* Stated problem *
Drop the images; return everything else in the listing below exactly.

* Data shown *
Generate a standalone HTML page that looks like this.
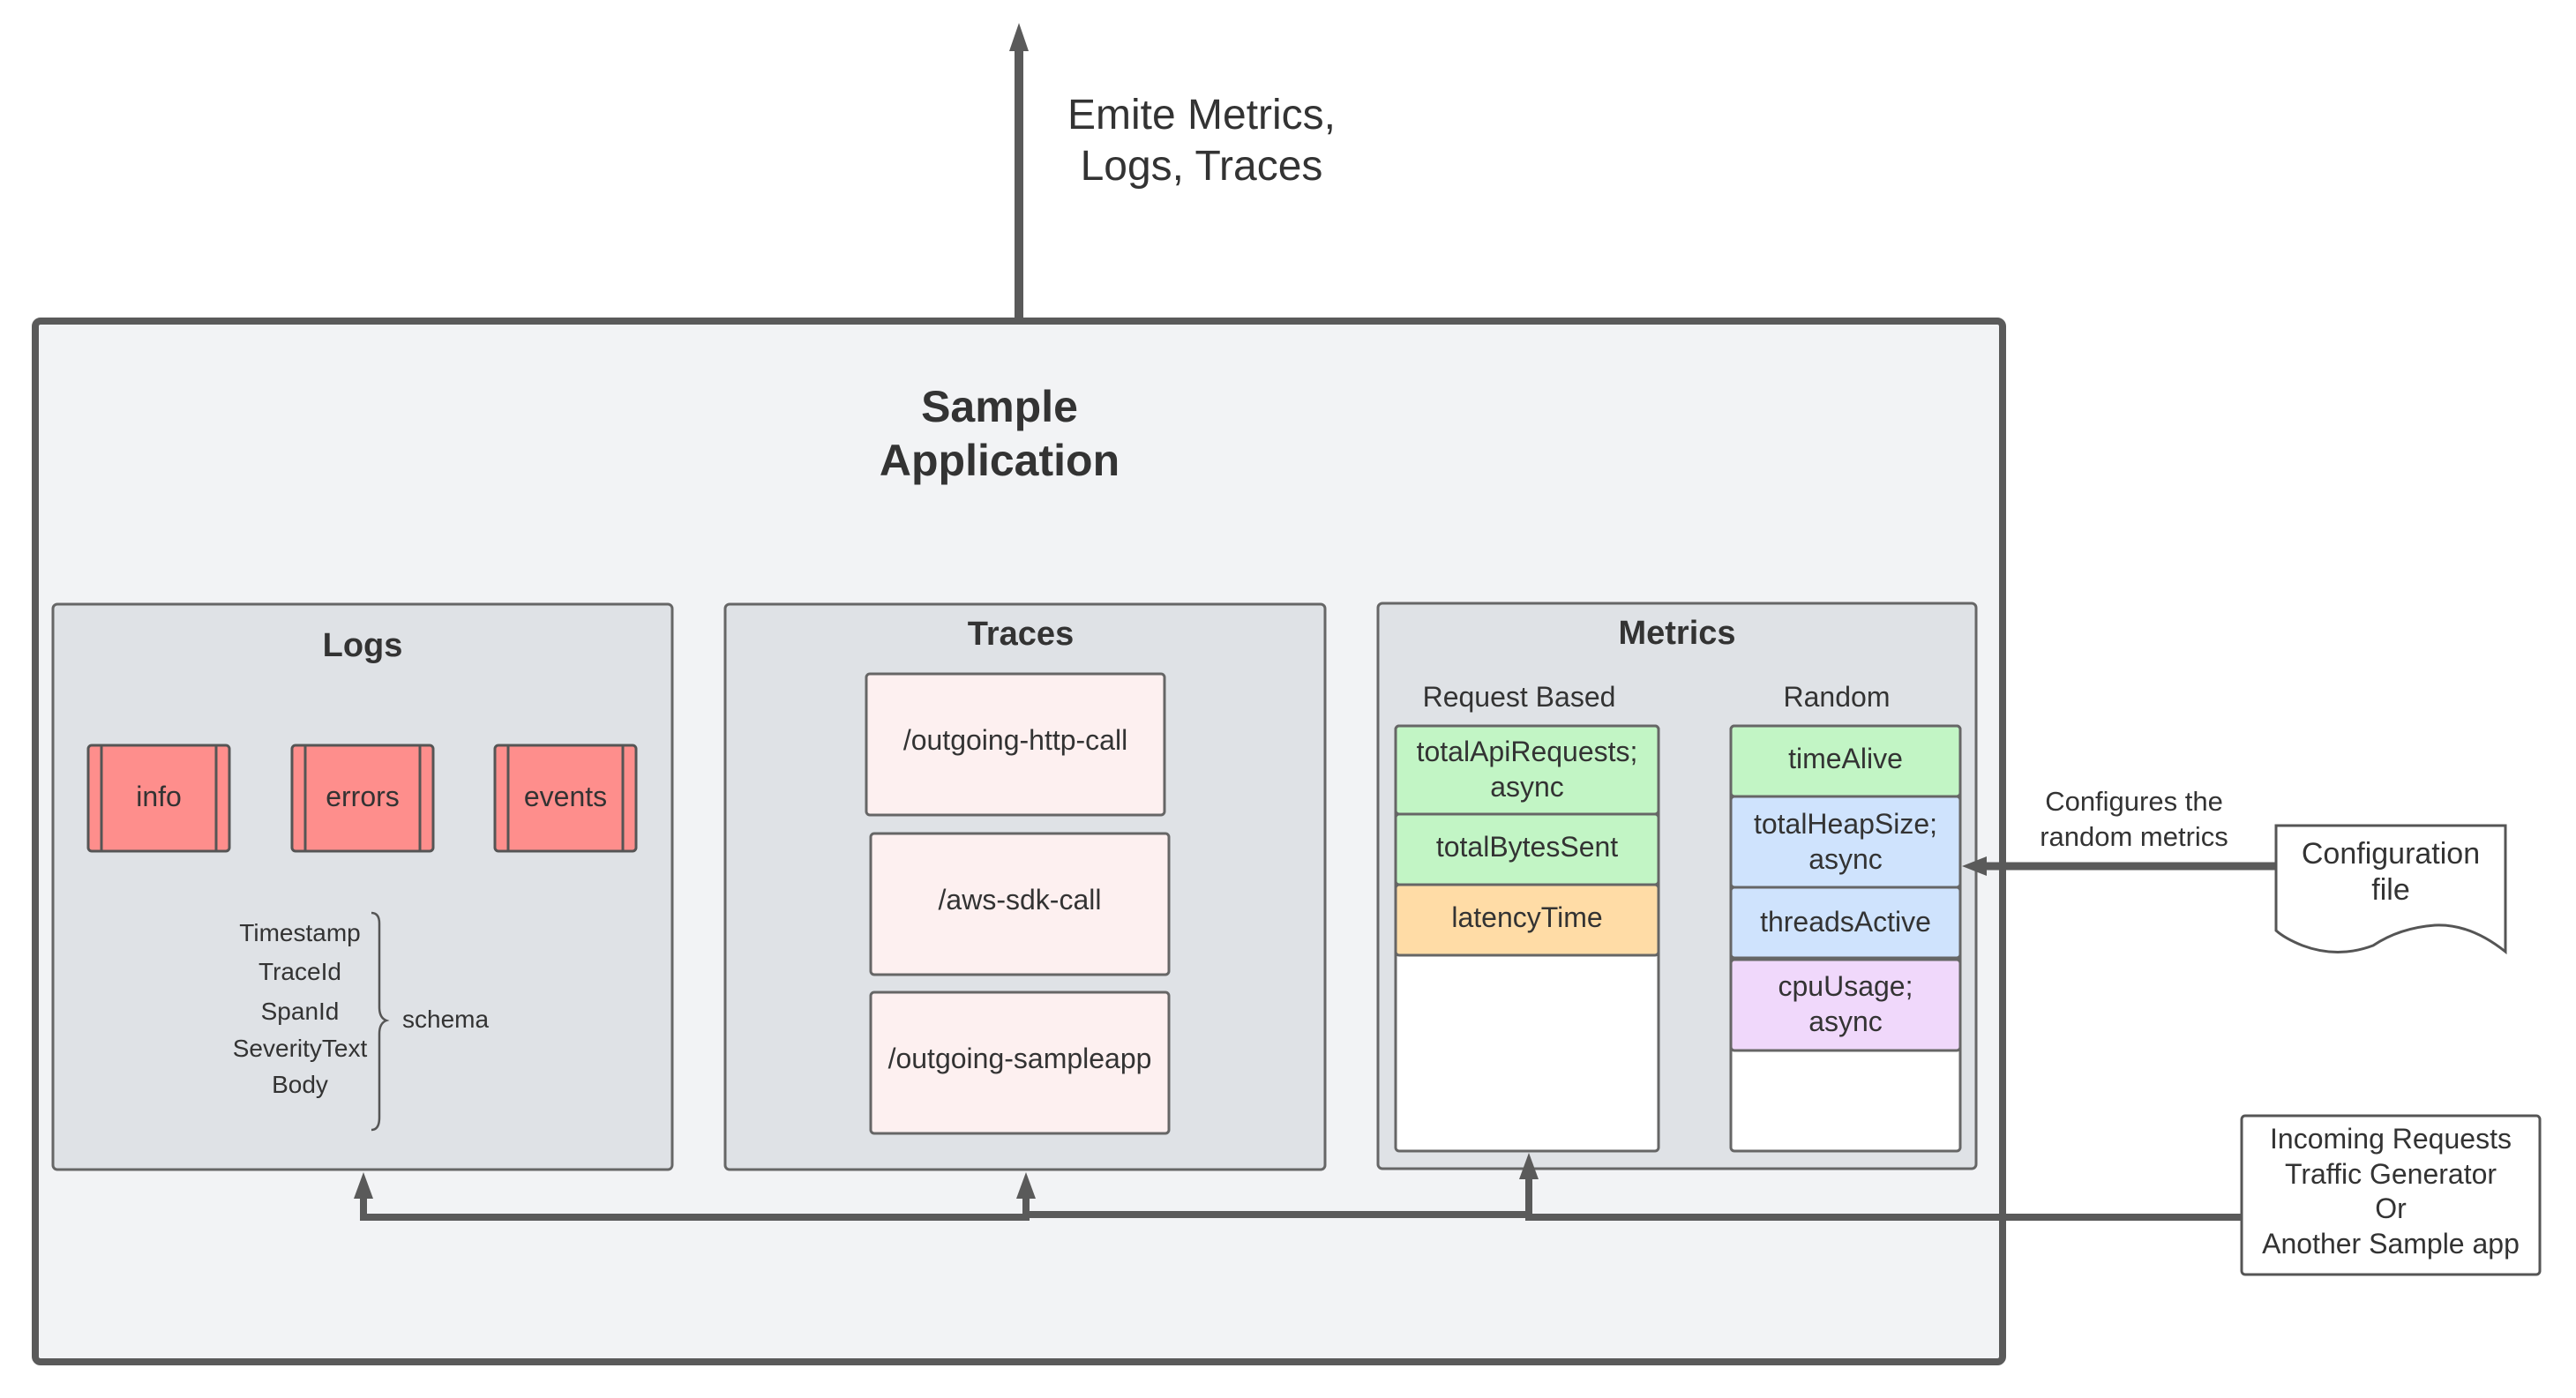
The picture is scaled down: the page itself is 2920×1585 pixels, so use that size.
<!DOCTYPE html>
<html><head><meta charset="utf-8"><style>
html,body{margin:0;padding:0;background:#fff}
svg{display:block}
text{font-family:"Liberation Sans",Arial,sans-serif;fill:#333}
</style></head><body>
<svg width="2920" height="1585" viewBox="0 0 2920 1585" xmlns="http://www.w3.org/2000/svg">
<line x1="1155" y1="366" x2="1155" y2="55" stroke="#5a5a5a" stroke-width="10"/>
<polygon points="1155,26 1144,58 1166,58" fill="#5a5a5a"/>
<text x="1362" y="146" font-size="48" text-anchor="middle">Emite Metrics,</text>
<text x="1362" y="204" font-size="48" text-anchor="middle">Logs, Traces</text>
<g transform="translate(0,-3)">
<rect x="40" y="367" width="2230" height="1180" rx="6" fill="#f2f3f5" stroke="#5a5a5a" stroke-width="8"/>
<text x="1133" y="481" font-size="50" font-weight="bold" text-anchor="middle">Sample</text>
<text x="1133" y="542" font-size="50" font-weight="bold" text-anchor="middle">Application</text>

<rect x="60" y="688" width="702" height="641" rx="5" fill="#dfe2e6" stroke="#666" stroke-width="3"/>
<text x="411" y="747" font-size="38" font-weight="bold" text-anchor="middle">Logs</text>
<g stroke="#555" stroke-width="3" fill="#fe8e8c">
<rect x="100" y="848" width="160" height="120" rx="4"/>
<rect x="331" y="848" width="160" height="120" rx="4"/>
<rect x="561" y="848" width="160" height="120" rx="4"/>
<line x1="115" y1="848" x2="115" y2="968"/><line x1="245" y1="848" x2="245" y2="968"/>
<line x1="346" y1="848" x2="346" y2="968"/><line x1="476" y1="848" x2="476" y2="968"/>
<line x1="576" y1="848" x2="576" y2="968"/><line x1="706" y1="848" x2="706" y2="968"/>
</g>
<text x="180" y="917" font-size="32" text-anchor="middle">info</text>
<text x="411" y="917" font-size="32" text-anchor="middle">errors</text>
<text x="641" y="917" font-size="32" text-anchor="middle">events</text>
<g font-size="28" text-anchor="middle">
<text x="340" y="1070">Timestamp</text>
<text x="340" y="1114">TraceId</text>
<text x="340" y="1159">SpanId</text>
<text x="340" y="1201">SeverityText</text>
<text x="340" y="1242">Body</text>
</g>
<path d="M421,1038 Q430,1038 430,1050 L430,1145 Q430,1157 438,1160 Q430,1163 430,1175 L430,1270 Q430,1284 421,1284" fill="none" stroke="#555" stroke-width="2.5"/>
<text x="456" y="1168" font-size="28">schema</text>

<rect x="822" y="688" width="680" height="641" rx="5" fill="#dfe2e6" stroke="#666" stroke-width="3"/>
<text x="1157" y="734" font-size="38" font-weight="bold" text-anchor="middle">Traces</text>
<g fill="#fdf0f0" stroke="#666" stroke-width="3">
<rect x="982" y="767" width="338" height="160" rx="4"/>
<rect x="987" y="948" width="338" height="160" rx="4"/>
<rect x="987" y="1128" width="338" height="160" rx="4"/>
</g>
<g font-size="32" text-anchor="middle">
<text x="1151" y="853">/outgoing-http-call</text>
<text x="1156" y="1034">/aws-sdk-call</text>
<text x="1156" y="1214">/outgoing-sampleapp</text>
</g>

<rect x="1562" y="687" width="678" height="641" rx="5" fill="#dfe2e6" stroke="#666" stroke-width="3"/>
<text x="1901" y="733" font-size="38" font-weight="bold" text-anchor="middle">Metrics</text>
<text x="1722" y="804" font-size="32" text-anchor="middle">Request Based</text>
<text x="2082" y="804" font-size="32" text-anchor="middle">Random</text>
<g stroke="#666" stroke-width="3">
<rect x="1582" y="826" width="298" height="482" rx="4" fill="#fff"/>
<rect x="1582" y="826" width="298" height="100" rx="4" fill="#c2f5c5"/>
<rect x="1582" y="926" width="298" height="80" rx="4" fill="#c2f5c5"/>
<rect x="1582" y="1006" width="298" height="80" rx="4" fill="#ffdca6"/>
<rect x="1962" y="826" width="260" height="482" rx="4" fill="#fff"/>
<rect x="1962" y="826" width="260" height="80" rx="4" fill="#c2f5c5"/>
<rect x="1962" y="906" width="260" height="103" rx="4" fill="#cfe3fd"/>
<rect x="1962" y="1009" width="260" height="80" rx="4" fill="#cfe3fd"/>
<rect x="1962" y="1091" width="260" height="103" rx="4" fill="#f0d8fb"/>
</g>
<g font-size="32" text-anchor="middle">
<text x="1731" y="866">totalApiRequests;</text>
<text x="1731" y="906">async</text>
<text x="1731" y="974">totalBytesSent</text>
<text x="1731" y="1054">latencyTime</text>
<text x="2092" y="874">timeAlive</text>
<text x="2092" y="948">totalHeapSize;</text>
<text x="2092" y="988">async</text>
<text x="2092" y="1059">threadsActive</text>
<text x="2092" y="1132">cpuUsage;</text>
<text x="2092" y="1172">async</text>
</g>

<line x1="2580" y1="985" x2="2250" y2="985" stroke="#5a5a5a" stroke-width="9"/>
<polygon points="2224,985 2252,974 2252,996" fill="#5a5a5a"/>
<text x="2419" y="922" font-size="31" text-anchor="middle">Configures the</text>
<text x="2419" y="962" font-size="31" text-anchor="middle">random metrics</text>
<path d="M2580,939 L2840,939 L2840,1082 Q2800,1050 2760,1052 Q2720,1055 2690,1075 Q2650,1090 2610,1075 Q2590,1067 2580,1058 Z" fill="#fff" stroke="#555" stroke-width="3"/>
<text x="2710" y="982" font-size="34" text-anchor="middle">Configuration</text>
<text x="2710" y="1023" font-size="34" text-anchor="middle">file</text>
</g>
<rect x="2541" y="1265" width="338" height="180" rx="4" fill="#fff" stroke="#555" stroke-width="3"/>
<g font-size="32" text-anchor="middle">
<text x="2710" y="1302">Incoming Requests</text>
<text x="2710" y="1342">Traffic Generator</text>
<text x="2710" y="1381">Or</text>
<text x="2710" y="1421">Another Sample app</text>
</g>
<g transform="translate(0,-3)">
<polyline points="2541,1383 1733,1383 1733,1380 1163,1380 1163,1383 412,1383 412,1360" fill="none" stroke="#5a5a5a" stroke-width="8"/>
<line x1="1163" y1="1383" x2="1163" y2="1355" stroke="#5a5a5a" stroke-width="8"/>
<line x1="1733" y1="1383" x2="1733" y2="1335" stroke="#5a5a5a" stroke-width="8"/>
<polygon points="412,1332 401,1362 423,1362" fill="#5a5a5a"/>
<polygon points="1163,1332 1152,1362 1174,1362" fill="#5a5a5a"/>
<polygon points="1733,1310 1722,1340 1744,1340" fill="#5a5a5a"/>
</g>
</svg>
</body></html>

* The response *
Generate a standalone HTML page that looks like this.
The picture is scaled down: the page itself is 2920×1585 pixels, so use that size.
<!DOCTYPE html>
<html><head><meta charset="utf-8"><style>
html,body{margin:0;padding:0;background:#fff}
svg{display:block}
text{font-family:"Liberation Sans",Arial,sans-serif;fill:#333}
</style></head><body>
<svg width="2920" height="1585" viewBox="0 0 2920 1585" xmlns="http://www.w3.org/2000/svg">
<line x1="1155" y1="366" x2="1155" y2="55" stroke="#5a5a5a" stroke-width="10"/>
<polygon points="1155,26 1144,58 1166,58" fill="#5a5a5a"/>
<text x="1362" y="146" font-size="48" text-anchor="middle">Emite Metrics,</text>
<text x="1362" y="204" font-size="48" text-anchor="middle">Logs, Traces</text>
<g transform="translate(0,-3)">
<rect x="40" y="367" width="2230" height="1180" rx="6" fill="#f2f3f5" stroke="#5a5a5a" stroke-width="8"/>
<text x="1133" y="481" font-size="50" font-weight="bold" text-anchor="middle">Sample</text>
<text x="1133" y="542" font-size="50" font-weight="bold" text-anchor="middle">Application</text>

<rect x="60" y="688" width="702" height="641" rx="5" fill="#dfe2e6" stroke="#666" stroke-width="3"/>
<text x="411" y="747" font-size="38" font-weight="bold" text-anchor="middle">Logs</text>
<g stroke="#555" stroke-width="3" fill="#fe8e8c">
<rect x="100" y="848" width="160" height="120" rx="4"/>
<rect x="331" y="848" width="160" height="120" rx="4"/>
<rect x="561" y="848" width="160" height="120" rx="4"/>
<line x1="115" y1="848" x2="115" y2="968"/><line x1="245" y1="848" x2="245" y2="968"/>
<line x1="346" y1="848" x2="346" y2="968"/><line x1="476" y1="848" x2="476" y2="968"/>
<line x1="576" y1="848" x2="576" y2="968"/><line x1="706" y1="848" x2="706" y2="968"/>
</g>
<text x="180" y="917" font-size="32" text-anchor="middle">info</text>
<text x="411" y="917" font-size="32" text-anchor="middle">errors</text>
<text x="641" y="917" font-size="32" text-anchor="middle">events</text>
<g font-size="28" text-anchor="middle">
<text x="340" y="1070">Timestamp</text>
<text x="340" y="1114">TraceId</text>
<text x="340" y="1159">SpanId</text>
<text x="340" y="1201">SeverityText</text>
<text x="340" y="1242">Body</text>
</g>
<path d="M421,1038 Q430,1038 430,1050 L430,1145 Q430,1157 438,1160 Q430,1163 430,1175 L430,1270 Q430,1284 421,1284" fill="none" stroke="#555" stroke-width="2.5"/>
<text x="456" y="1168" font-size="28">schema</text>

<rect x="822" y="688" width="680" height="641" rx="5" fill="#dfe2e6" stroke="#666" stroke-width="3"/>
<text x="1157" y="734" font-size="38" font-weight="bold" text-anchor="middle">Traces</text>
<g fill="#fdf0f0" stroke="#666" stroke-width="3">
<rect x="982" y="767" width="338" height="160" rx="4"/>
<rect x="987" y="948" width="338" height="160" rx="4"/>
<rect x="987" y="1128" width="338" height="160" rx="4"/>
</g>
<g font-size="32" text-anchor="middle">
<text x="1151" y="853">/outgoing-http-call</text>
<text x="1156" y="1034">/aws-sdk-call</text>
<text x="1156" y="1214">/outgoing-sampleapp</text>
</g>

<rect x="1562" y="687" width="678" height="641" rx="5" fill="#dfe2e6" stroke="#666" stroke-width="3"/>
<text x="1901" y="733" font-size="38" font-weight="bold" text-anchor="middle">Metrics</text>
<text x="1722" y="804" font-size="32" text-anchor="middle">Request Based</text>
<text x="2082" y="804" font-size="32" text-anchor="middle">Random</text>
<g stroke="#666" stroke-width="3">
<rect x="1582" y="826" width="298" height="482" rx="4" fill="#fff"/>
<rect x="1582" y="826" width="298" height="100" rx="4" fill="#c2f5c5"/>
<rect x="1582" y="926" width="298" height="80" rx="4" fill="#c2f5c5"/>
<rect x="1582" y="1006" width="298" height="80" rx="4" fill="#ffdca6"/>
<rect x="1962" y="826" width="260" height="482" rx="4" fill="#fff"/>
<rect x="1962" y="826" width="260" height="80" rx="4" fill="#c2f5c5"/>
<rect x="1962" y="906" width="260" height="103" rx="4" fill="#cfe3fd"/>
<rect x="1962" y="1009" width="260" height="80" rx="4" fill="#cfe3fd"/>
<rect x="1962" y="1091" width="260" height="103" rx="4" fill="#f0d8fb"/>
</g>
<g font-size="32" text-anchor="middle">
<text x="1731" y="866">totalApiRequests;</text>
<text x="1731" y="906">async</text>
<text x="1731" y="974">totalBytesSent</text>
<text x="1731" y="1054">latencyTime</text>
<text x="2092" y="874">timeAlive</text>
<text x="2092" y="948">totalHeapSize;</text>
<text x="2092" y="988">async</text>
<text x="2092" y="1059">threadsActive</text>
<text x="2092" y="1132">cpuUsage;</text>
<text x="2092" y="1172">async</text>
</g>

<line x1="2580" y1="985" x2="2250" y2="985" stroke="#5a5a5a" stroke-width="9"/>
<polygon points="2224,985 2252,974 2252,996" fill="#5a5a5a"/>
<text x="2419" y="922" font-size="31" text-anchor="middle">Configures the</text>
<text x="2419" y="962" font-size="31" text-anchor="middle">random metrics</text>
<path d="M2580,939 L2840,939 L2840,1082 Q2800,1050 2760,1052 Q2720,1055 2690,1075 Q2650,1090 2610,1075 Q2590,1067 2580,1058 Z" fill="#fff" stroke="#555" stroke-width="3"/>
<text x="2710" y="982" font-size="34" text-anchor="middle">Configuration</text>
<text x="2710" y="1023" font-size="34" text-anchor="middle">file</text>
</g>
<rect x="2541" y="1265" width="338" height="180" rx="4" fill="#fff" stroke="#555" stroke-width="3"/>
<g font-size="32" text-anchor="middle">
<text x="2710" y="1302">Incoming Requests</text>
<text x="2710" y="1342">Traffic Generator</text>
<text x="2710" y="1381">Or</text>
<text x="2710" y="1421">Another Sample app</text>
</g>
<g transform="translate(0,-3)">
<polyline points="2541,1383 1733,1383 1733,1380 1163,1380 1163,1383 412,1383 412,1360" fill="none" stroke="#5a5a5a" stroke-width="8"/>
<line x1="1163" y1="1383" x2="1163" y2="1355" stroke="#5a5a5a" stroke-width="8"/>
<line x1="1733" y1="1383" x2="1733" y2="1335" stroke="#5a5a5a" stroke-width="8"/>
<polygon points="412,1332 401,1362 423,1362" fill="#5a5a5a"/>
<polygon points="1163,1332 1152,1362 1174,1362" fill="#5a5a5a"/>
<polygon points="1733,1310 1722,1340 1744,1340" fill="#5a5a5a"/>
</g>
</svg>
</body></html>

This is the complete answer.